We moved last February and our new house has fruit trees in the back, including a lemon tree. That tree is the one thing I never knew I always wanted. That beautiful lemon tree that gives us amazing juicy huge lemons. Needless to say, I haven’t been letting them go to waste, I make this dish probably once a week, we love it so much we practically lick the sauce from our plates. It’s that good.
The recipe comes from the Pioneer Woman, one of my favorite bloggers ever. She has an awesome tutorial on how to cook this meal, so really the reason I wanted to blog about it too is because.. because… it is just too good not to share. Also, I do make some adjustments. Basically I add more green stuff. I use capers, more parsley, and I started adding roasted green beans to offer a crunchy vegetable in the dish.
If you love a tangy lemon chicken dish then this just simply can’t be beat. Enjoy!

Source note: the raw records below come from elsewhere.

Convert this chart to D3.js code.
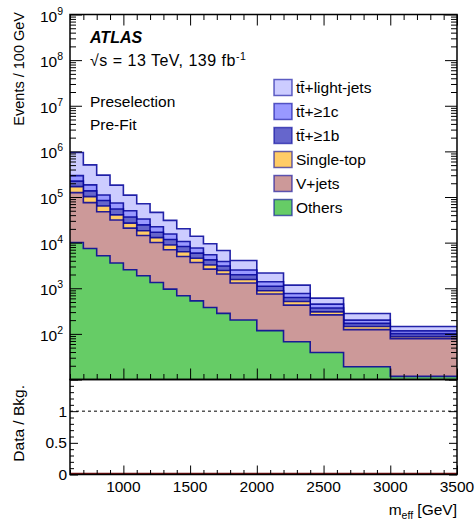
<!DOCTYPE html>
<html>
<head>
<meta charset="utf-8">
<script src="https://cdn.jsdelivr.net/npm/d3@7"></script>
<style>
  body { margin: 0; background: #fff; }
  svg { display: block; font-family: "Liberation Sans", Arial, Helvetica, sans-serif; }
  .frame { fill: none; stroke: #000; stroke-width: 1.5; }
  .tick line { stroke: #000; stroke-width: 1; }
</style>
</head>
<body>
<div id="chart"></div>
<script>
// bin edges in GeV (variable binning at high m_eff)
var binEdges = [600,700,800,900,1000,1100,1200,1300,1400,1500,1600,1700,1800,2000,2200,2400,2650,3000,3500];

// events / 100 GeV per sample
var others    = [10100,7460,5160,3570,2540,1880,1340,958,683,530,378,282,201,118,67,39,19,11.7];
var vjets     = [114500,67700,42500,27700,18200,12500,8700,6020,4300,3140,2250,1770,1100,630,360,222,105,67];
var singleTop = [44000,26800,15900,9300,6000,3800,2800,1920,1330,880,610,390,256,131,85,43,21,8.4];
var ttb       = [54000,34500,20400,14100,9800,6300,4100,2800,1900,1330,950,640,414,225,115,64,25,14];
var ttc       = [71000,47500,27000,19300,13600,8500,5400,3750,2390,1730,1230,790,550,280,140,81,30,15];
var ttlight   = [648000,322000,191000,108000,59900,38400,23700,15250,9600,6190,4040,2870,1530,770,405,159,79,29];

// stacking order, bottom first
var sampleKeys   = ['others','vjets','singleTop','ttb','ttc','ttlight'];
var sampleLabels = ['Others','V+jets','Single-top','tt\u0304+\u22651b','tt\u0304+\u22651c','tt\u0304+light-jets'];
var sampleColors = ['#66cc66','#cc9999','#ffcc66','#6666cc','#9999ff','#ccccff'];

var xTickLabels = [1000,1500,2000,2500,3000,3500];
var ratioTickLabels = [0,0.5,1];

var W = 475, H = 521;
var left = 70, right = 457;
var mainTop = 14.5, mainBottom = 379.5, ratioBottom = 474.5;

var rows = binEdges.slice(0,-1).map(function(e,i){
  return { x0: e, x1: binEdges[i+1], others: others[i], vjets: vjets[i], singleTop: singleTop[i],
           ttb: ttb[i], ttc: ttc[i], ttlight: ttlight[i] };
});
var stacked = d3.stack().keys(sampleKeys)(rows);

var x = d3.scaleLinear().domain([600,3500]).range([left,right]);
var y = d3.scaleLog().domain([10,1e9]).range([mainBottom,mainTop]);
var yr = d3.scaleLinear().domain([0,1.5]).range([ratioBottom,mainBottom]);

var svg = d3.select('#chart').append('svg').attr('width',W).attr('height',H);

svg.append('clipPath').attr('id','clipMain')
  .append('rect').attr('x',left).attr('y',mainTop).attr('width',right-left).attr('height',mainBottom-mainTop);

var plot = svg.append('g').attr('clip-path','url(#clipMain)');

// step outline along the top of a cumulative histogram
function stepPoints(layer){
  var pts = [];
  layer.forEach(function(d){
    pts.push([x(d.data.x0), y(d[1])]);
    pts.push([x(d.data.x1), y(d[1])]);
  });
  return pts;
}
var line = d3.line();

// draw cumulative histograms from the top one down (ROOT style)
for (var k = stacked.length-1; k >= 0; k--) {
  var pts = stepPoints(stacked[k]);
  var fillPts = [[left, mainBottom+2]].concat(pts).concat([[right, mainBottom+2]]);
  plot.append('path')
    .attr('d', line(fillPts) + 'Z')
    .attr('fill', sampleColors[k]);
  plot.append('path')
    .attr('d', line(pts))
    .attr('fill','none')
    .attr('stroke','#000099')
    .attr('stroke-opacity',0.85)
    .attr('stroke-width',1.6);
}

// ratio panel: blinded, ratio drawn at zero + reference line at 1
svg.append('line')
  .attr('x1',left).attr('x2',right).attr('y1',yr(0)-1).attr('y2',yr(0)-1)
  .attr('stroke','#7a1010').attr('stroke-width',1.5);
svg.append('line')
  .attr('x1',left).attr('x2',right).attr('y1',yr(1)).attr('y2',yr(1))
  .attr('stroke','#000').attr('stroke-width',1).attr('stroke-dasharray','3,3');

// ticks helper (inward ticks, no labels)
function addTicks(axisFn, scale, values, size, tx, ty){
  svg.append('g')
    .attr('transform','translate('+tx+','+ty+')')
    .call(axisFn(scale).tickValues(values).tickSize(-size).tickSizeOuter(0).tickFormat(''))
    .call(function(g){ g.select('.domain').remove(); });
}

var xMajor = d3.range(1000,3501,500);
var xMinor = d3.range(600,3501,100).filter(function(v){ return v % 500 !== 0; });

// main panel x ticks (bottom and top)
addTicks(d3.axisBottom, x, xMajor, 11, 0, mainBottom);
addTicks(d3.axisBottom, x, xMinor, 5.5, 0, mainBottom);
addTicks(d3.axisTop, x, xMajor, 11, 0, mainTop);
addTicks(d3.axisTop, x, xMinor, 5.5, 0, mainTop);

// main panel log y ticks
var yMajor = d3.range(1,10).map(function(p){ return Math.pow(10,p); });
var yMinor = [];
for (var p = 1; p < 9; p++) {
  for (var m = 2; m < 10; m++) yMinor.push(m*Math.pow(10,p));
}
addTicks(d3.axisLeft, y, yMajor, 12, left, 0);
addTicks(d3.axisLeft, y, yMinor, 6, left, 0);
addTicks(d3.axisRight, y, yMajor, 12, right, 0);
addTicks(d3.axisRight, y, yMinor, 6, right, 0);

// ratio panel ticks (bottom only on x)
addTicks(d3.axisBottom, x, xMajor, 9, 0, ratioBottom);
addTicks(d3.axisBottom, x, xMinor, 4.5, 0, ratioBottom);
var rMajor = [0,0.5,1,1.5];
var rMinor = d3.range(0,1.5,0.1).filter(function(v,i){ return i % 5 !== 0; });
addTicks(d3.axisLeft, yr, rMajor, 8, left, 0);
addTicks(d3.axisLeft, yr, rMinor, 4, left, 0);
addTicks(d3.axisRight, yr, rMajor, 8, right, 0);
addTicks(d3.axisRight, yr, rMinor, 4, right, 0);

// frames
svg.append('rect').attr('class','frame')
  .attr('x',left).attr('y',mainTop).attr('width',right-left).attr('height',mainBottom-mainTop);
svg.append('rect').attr('class','frame')
  .attr('x',left).attr('y',mainBottom).attr('width',right-left).attr('height',ratioBottom-mainBottom);

var fs = 15.5;

// y labels 10^n
var yl = svg.append('g').selectAll('text')
  .data(d3.range(2,10))
  .enter().append('text')
  .attr('x', 63).attr('y', function(d){ return y(Math.pow(10,d)) + 7; })
  .attr('text-anchor','end')
  .attr('font-size', fs)
  .attr('fill','#000');
yl.append('tspan').text('10');
yl.append('tspan').attr('font-size', 10.5).attr('dy', -7).text(function(d){ return d; });

// x labels
svg.append('g').selectAll('text')
  .data(xTickLabels)
  .enter().append('text')
  .attr('x', function(d){ return x(d); })
  .attr('y', 492)
  .attr('text-anchor','middle')
  .attr('font-size', fs)
  .text(function(d){ return d; });

// ratio labels
svg.append('g').selectAll('text')
  .data(ratioTickLabels)
  .enter().append('text')
  .attr('x', 67)
  .attr('y', function(d){ return yr(d) + 5.5; })
  .attr('text-anchor','end')
  .attr('font-size', fs)
  .text(function(d){ return d; });

// axis titles
svg.append('text')
  .attr('transform','translate(24,12)rotate(-90)')
  .attr('text-anchor','end')
  .attr('font-size', 14.5)
  .text('Events / 100 GeV');
svg.append('text')
  .attr('transform','translate(24,385)rotate(-90)')
  .attr('text-anchor','end')
  .attr('font-size', fs)
  .text('Data / Bkg.');
var xt = svg.append('text')
  .attr('x', right).attr('y', 515)
  .attr('text-anchor','end')
  .attr('font-size', fs);
xt.append('tspan').text('m');
xt.append('tspan').attr('font-size', 10.5).attr('dy', 4).text('eff');
xt.append('tspan').attr('dy', -4).text(' [GeV]');

// ATLAS label block
svg.append('text')
  .attr('x', 90).attr('y', 43)
  .attr('font-size', 16).attr('font-weight','bold').attr('font-style','italic')
  .text('ATLAS');
var lumi = svg.append('text')
  .attr('x', 90).attr('y', 66)
  .attr('font-size', 16)
  .attr('letter-spacing', 0.5);
lumi.append('tspan').text('\u221As = 13 TeV, 139 fb');
lumi.append('tspan').attr('font-size', 10.5).attr('dy', -6).text('-1');
svg.append('text').attr('x', 90).attr('y', 107).attr('font-size', fs).text('Preselection');
svg.append('text').attr('x', 90).attr('y', 130).attr('font-size', fs).text('Pre-Fit');

// legend, top entry first
var legend = svg.append('g').selectAll('g')
  .data(d3.range(sampleKeys.length).reverse())
  .enter().append('g')
  .attr('transform', function(d,i){ return 'translate(274,'+ (79.5 + i*24) +')'; });
legend.append('rect')
  .attr('width', 18).attr('height', 16)
  .attr('fill', function(d){ return sampleColors[d]; })
  .attr('stroke','#000099').attr('stroke-opacity',0.6).attr('stroke-width',1.5);
legend.append('text')
  .attr('x', 22).attr('y', 13.5)
  .attr('font-size', fs)
  .text(function(d){ return sampleLabels[d]; });
</script>
</body>
</html>
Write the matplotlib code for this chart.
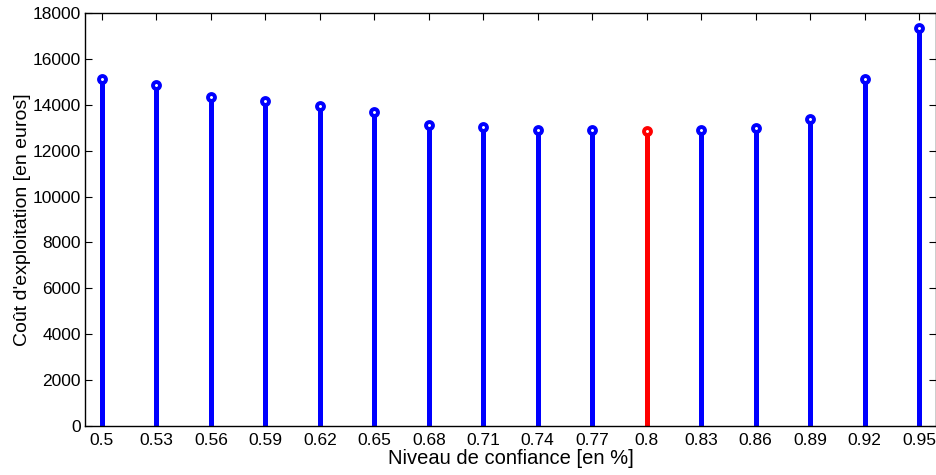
import matplotlib
matplotlib.use("Agg")
import matplotlib.pyplot as plt
import numpy as np

plt.rcParams["font.family"] = ["Liberation Sans", "DejaVu Sans"]

# confidence levels and operating cost (euros)
levels = ["0.5", "0.53", "0.56", "0.59", "0.62", "0.65", "0.68", "0.71",
          "0.74", "0.77", "0.8", "0.83", "0.86", "0.89", "0.92", "0.95"]
costs = [15120, 14860, 14340, 14170, 13950, 13690, 13120, 13030,
         12910, 12890, 12870, 12890, 12970, 13380, 15110, 17330]
best = "0.8"

W, H = 936, 475
fig = plt.figure(figsize=(W / 100, H / 100), dpi=100)
ax = fig.add_axes([85 / W, (H - 426) / H, (936 - 85) / W, (426 - 13) / H])

x = np.arange(1, len(levels) + 1)
for xi, lab, c in zip(x, levels, costs):
    col = "#ff0000" if lab == best else "#0000ff"
    ax.vlines(xi, 0, c, color=col, lw=3.6, zorder=2)
    ax.plot(xi, c, "o", ms=5, mfc="white", mec=col, mew=2.8, zorder=3)

ax.set_xlim(0.69, 16.31)
ax.set_ylim(0, 18000)
ax.set_xticks(x)
ax.set_xticklabels(levels)
ax.set_yticks(np.arange(0, 18001, 2000))
ax.tick_params(direction="in", top=True, right=True, labelsize=12.5, length=5)
ax.tick_params(axis="x", pad=5)
ax.tick_params(axis="y", pad=3)
for s in ax.spines.values():
    s.set_linewidth(1.0)

ax.set_xlabel("Niveau de confiance [en %]", fontsize=14.5, labelpad=1)
ax.set_ylabel("Coût d'exploitation [en euros]", fontsize=14, labelpad=1)

fig.savefig("out.png", dpi=100)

- 4 boneless chicken breasts
- kosher salt
- fresh ground pepper
- 4 tablespoons all-purpose flour
- 5 tablespoons butter
- 4 tablespoons olive oil
- 1 cup dry white wine
- ¾ cups chicken broth
- 2 fresh lemons
- 2 tablespoons capers
- ¾ cup heavy cream
- Chopped Fresh Parsley
- 1 package spaghetti
- 1 package of green beans, trimmed
- olive oil
- kosher salt
- In a large bowl, toss your green beans with a little olive oil, spread onto a large baking sheet so all beans are touching the sheet. Sprinkle with a little kosher salt and then broil for about 15 minutes. Keep an eye on them and turn once half way through. They should be nice and browned and crispy. Remove from oven and set aside.
- Boil up a large pot of water and cook your spaghetti according to package directions. Set aside.
- On a cutting board, set your chicken breasts down and lay some plastic wrap on top of them. Pound out your chicken breasts to an even thickness.
- Season the chicken with a little salt and pepper. On a plate, dredge them in the flour.
- In a large skillet heat the olive oil and butter over medium high heat.
- Brown your chicken breasts until golden, about 3-4 minutes on each side flipping only once. Once no longer pink inside, remove from heat and set them on a plate.
- Now make your sauce! Add the chicken broth, wine, and lemon juice to deglaze your hot pan. Use a spatula to scrape up all the good leftover browned chicken bits. Then reduce heat to medium and cook until liquid is reduced by half.
- Lower heat to low and add capers and heavy cream. Stir and wait a few minutes for the sauce to thicken. Add parsley. Finished!
- Put some spaghetti on a dish, top with chicken, roasted beans, then cover in your sauce. Alternatively, serve the beans on the side to keep them super crispy.